TO BE DONE
Begin at the first line of the data and copy each line through the one containing "ax = fig.add_axes([11", that line included, with no pictures.

* Begin INFORMATION SUPPLIED *

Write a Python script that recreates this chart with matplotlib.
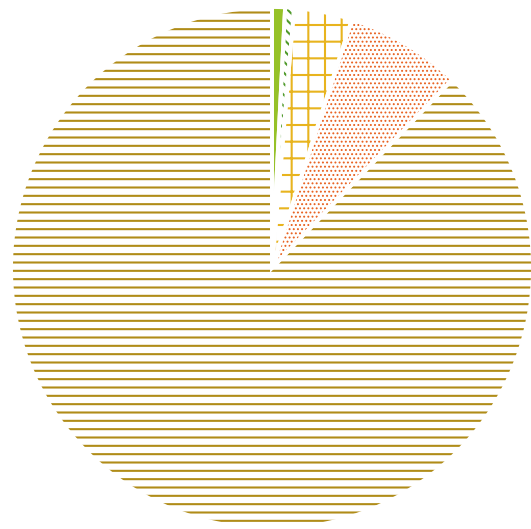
import matplotlib.pyplot as plt

# slices in drawing order, clockwise from 12 o'clock
categories = ["A", "B", "C", "D", "E"]
values = [0.8, 0.55, 3.6, 7.2, 87.85]
face_colors = ["#96c128", "white", "white", "white", "white"]
hatch_colors = ["#96c128", "#4f9a2a", "#e8b41e", "#e8601e", "#b08c18"]
hatches = [None, "\\\\\\", "+", "....", "--"]
hatch_widths = [1.5, 1.5, 1.5, 0.85, 1.5]

plt.rcParams["hatch.linewidth"] = 1.5

fig = plt.figure(figsize=(5.31, 5.29), dpi=100)
# pie centre sits at about (272, 268) px from the top-left, radius ~261 px
ax = fig.add_axes([11 / 531, 0.0, 522 / 531, 522 / 529])

wedges, _ = ax.pie(values, labels=None, colors=face_colors, hatch=hatches,
                   startangle=90, counterclock=False,
                   wedgeprops=dict(linewidth=0))
for w, c, hw in zip(wedges, hatch_colors, hatch_widths):
    w.set_edgecolor(c)
    w.set_linewidth(0)
    if hasattr(w, "set_hatch_linewidth"):
        w.set_hatch_linewidth(hw)

# white separators drawn on top so hatch colour and edge colour can differ
ax.pie(values, startangle=90, counterclock=False,
       wedgeprops=dict(fill=False, edgecolor="white", linewidth=2.8))

ax.set_xlim(-1, 1)
ax.set_ylim(-1, 1)
ax.set_aspect("equal")
ax.axis("off")

fig.savefig("out.png", dpi=100)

* End INFORMATION SUPPLIED *

EXERCISE RESULT
Write a Python script that recreates this chart with matplotlib.
import matplotlib.pyplot as plt

# slices in drawing order, clockwise from 12 o'clock
categories = ["A", "B", "C", "D", "E"]
values = [0.8, 0.55, 3.6, 7.2, 87.85]
face_colors = ["#96c128", "white", "white", "white", "white"]
hatch_colors = ["#96c128", "#4f9a2a", "#e8b41e", "#e8601e", "#b08c18"]
hatches = [None, "\\\\\\", "+", "....", "--"]
hatch_widths = [1.5, 1.5, 1.5, 0.85, 1.5]

plt.rcParams["hatch.linewidth"] = 1.5

fig = plt.figure(figsize=(5.31, 5.29), dpi=100)
# pie centre sits at about (272, 268) px from the top-left, radius ~261 px
ax = fig.add_axes([11 / 531, 0.0, 522 / 531, 522 / 529])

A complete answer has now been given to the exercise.